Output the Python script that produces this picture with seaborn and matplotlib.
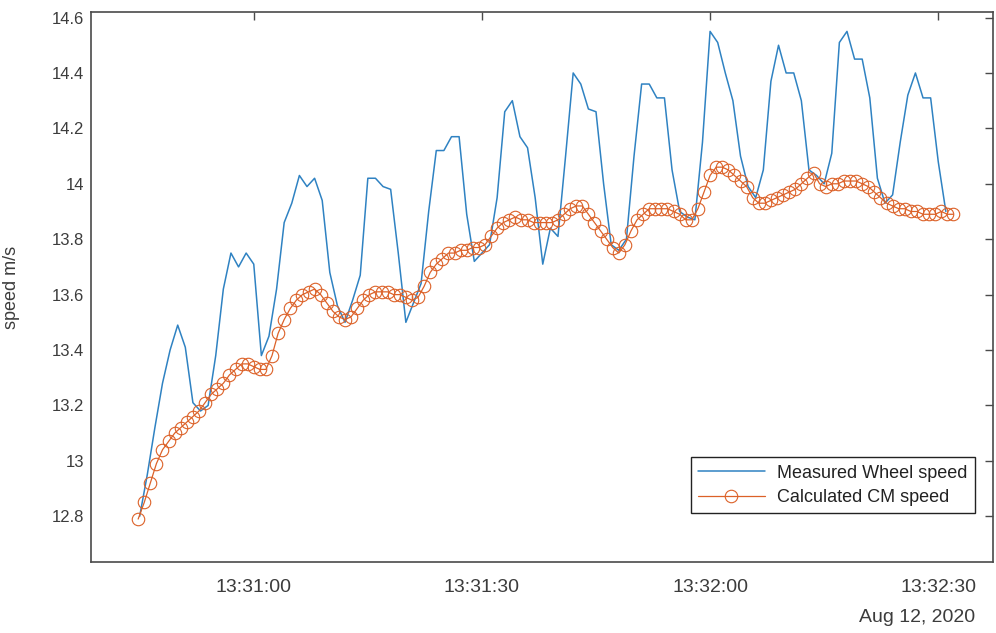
import numpy as np
import pandas as pd
import matplotlib
matplotlib.use("Agg")
import matplotlib.pyplot as plt
import matplotlib.dates as mdates
import seaborn as sns

# ---------------- data ----------------
wheel_start = "2020-08-12 13:30:45"
wheel_step_ms = 1000
wheel_speed = [
    12.80, 12.95, 13.12, 13.28, 13.40, 13.49, 13.41, 13.21, 13.18, 13.20,
    13.38, 13.62, 13.75, 13.70, 13.75, 13.71, 13.38, 13.45, 13.62, 13.86,
    13.93, 14.03, 13.99, 14.02, 13.94, 13.68, 13.56, 13.50, 13.58, 13.67,
    14.02, 14.02, 13.99, 13.98, 13.75, 13.50, 13.57, 13.64, 13.90, 14.12,
    14.12, 14.17, 14.17, 13.89, 13.72, 13.75, 13.78, 13.95, 14.26, 14.30,
    14.17, 14.13, 13.95, 13.71, 13.84, 13.81, 14.10, 14.40, 14.36, 14.27,
    14.26, 14.00, 13.78, 13.76, 13.80, 14.10, 14.36, 14.36, 14.31, 14.31,
    14.05, 13.90, 13.88, 13.87, 14.15, 14.55, 14.51, 14.40, 14.30, 14.10,
    13.99, 13.95, 14.05, 14.37, 14.50, 14.40, 14.40, 14.30, 14.05, 14.03,
    14.00, 14.11, 14.51, 14.55, 14.45, 14.45, 14.31, 14.02, 13.93, 13.96,
    14.15, 14.32, 14.40, 14.31, 14.31, 14.08, 13.90,
]

cm_start = "2020-08-12 13:30:44.8"
cm_step_ms = 800
cm_speed = [
    12.79, 12.85, 12.92, 12.99, 13.04, 13.07, 13.10, 13.12, 13.14, 13.16,
    13.18, 13.21, 13.24, 13.26, 13.28, 13.31, 13.33, 13.35, 13.35, 13.34,
    13.33, 13.33, 13.38, 13.46, 13.51, 13.55, 13.58, 13.60, 13.61, 13.62,
    13.60, 13.57, 13.54, 13.52, 13.51, 13.52, 13.55, 13.58, 13.60, 13.61,
    13.61, 13.61, 13.60, 13.60, 13.59, 13.58, 13.59, 13.63, 13.68, 13.71,
    13.73, 13.75, 13.75, 13.76, 13.76, 13.77, 13.77, 13.78, 13.81, 13.84,
    13.86, 13.87, 13.88, 13.87, 13.87, 13.86, 13.86, 13.86, 13.86, 13.87,
    13.89, 13.91, 13.92, 13.92, 13.89, 13.86, 13.83, 13.80, 13.77, 13.75,
    13.78, 13.83, 13.87, 13.89, 13.91, 13.91, 13.91, 13.91, 13.90, 13.89,
    13.87, 13.87, 13.91, 13.97, 14.03, 14.06, 14.06, 14.05, 14.03, 14.01,
    13.99, 13.95, 13.93, 13.93, 13.94, 13.95, 13.96, 13.97, 13.98, 14.00,
    14.02, 14.04, 14.00, 13.99, 14.00, 14.00, 14.01, 14.01, 14.01, 14.00,
    13.99, 13.97, 13.95, 13.93, 13.92, 13.91, 13.91, 13.90, 13.90, 13.89,
    13.89, 13.89, 13.90, 13.89, 13.89,
]

series_labels = ["Measured Wheel speed", "Calculated CM speed"]
x_tick_labels = ["13:31:00", "13:31:30", "13:32:00", "13:32:30"]
y_ticks = [12.8, 13.0, 13.2, 13.4, 13.6, 13.8, 14.0, 14.2, 14.4, 14.6]
date_label = "Aug 12, 2020"
y_label = "speed m/s"

# ---------------- frames ----------------
wheel_df = pd.DataFrame({
    "time": pd.date_range(wheel_start, periods=len(wheel_speed),
                          freq=pd.Timedelta(milliseconds=wheel_step_ms)),
    "speed": wheel_speed,
})
cm_df = pd.DataFrame({
    "time": pd.date_range(cm_start, periods=len(cm_speed),
                          freq=pd.Timedelta(milliseconds=cm_step_ms)),
    "speed": cm_speed,
})

# ---------------- style ----------------
sns.set_style("white")
plt.rcParams["font.family"] = ["Liberation Sans", "DejaVu Sans"]
text_col = "#3c3c3c"
axis_col = "#4a4a4a"

fig = plt.figure(figsize=(9.96, 6.33), dpi=100)
ax = fig.add_axes([91 / 996, 1 - 562 / 633, (993 - 91) / 996, (562 - 12) / 633])

blue = "#2f82c2"
orange = "#dc6128"

sns.lineplot(data=wheel_df, x="time", y="speed", ax=ax, color=blue,
             linewidth=1.1, label=series_labels[0], sort=False)
sns.lineplot(data=cm_df, x="time", y="speed", ax=ax, color=orange,
             linewidth=0.9, marker="o", markersize=9, markerfacecolor="none",
             markeredgecolor=orange, markeredgewidth=0.8,
             label=series_labels[1], sort=False)

# axes limits
day = "2020-08-12 "
ax.set_xlim(pd.Timestamp(day + "13:30:38.6"), pd.Timestamp(day + "13:32:37.2"))
ax.set_ylim(12.635, 14.62)

ax.set_xticks([pd.Timestamp(day + t) for t in x_tick_labels])
ax.xaxis.set_major_formatter(mdates.DateFormatter("%H:%M:%S"))
ax.set_yticks(y_ticks)
ax.set_yticklabels([f"{v:g}" for v in y_ticks])

ax.set_xlabel("")
ax.set_ylabel(y_label, fontsize=13, color=text_col)
ax.yaxis.set_label_coords(-0.079, 0.5)

ax.tick_params(axis="both", which="major", direction="in", length=6,
               width=1.0, colors=axis_col, labelcolor=text_col,
               top=True, right=True)
ax.tick_params(axis="x", labelsize=14, pad=12)
ax.tick_params(axis="y", labelsize=12, pad=5)
for s in ax.spines.values():
    s.set_visible(True)
    s.set_color(axis_col)
    s.set_linewidth(1.2)

fig.text(975 / 996, 1 - 618 / 633, date_label, ha="right", va="center",
         fontsize=14, color=text_col)

leg = ax.legend(loc="lower right", bbox_to_anchor=(0.98, 0.089), fontsize=13,
                frameon=True, fancybox=False, shadow=False, framealpha=1,
                edgecolor="#222222", handlelength=3.7, handletextpad=0.7,
                borderpad=0.4, labelspacing=0.4, borderaxespad=0)
leg.get_frame().set_linewidth(1.0)
for t in leg.get_texts():
    t.set_color("#222222")

ax.grid(False)
fig.savefig("out.png", dpi=100)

Your goal:
Read the lines above. Gather those in which the string "seaborn" is found.

Exercise answer:
Output the Python script that produces this picture with seaborn and matplotlib.
import seaborn as sns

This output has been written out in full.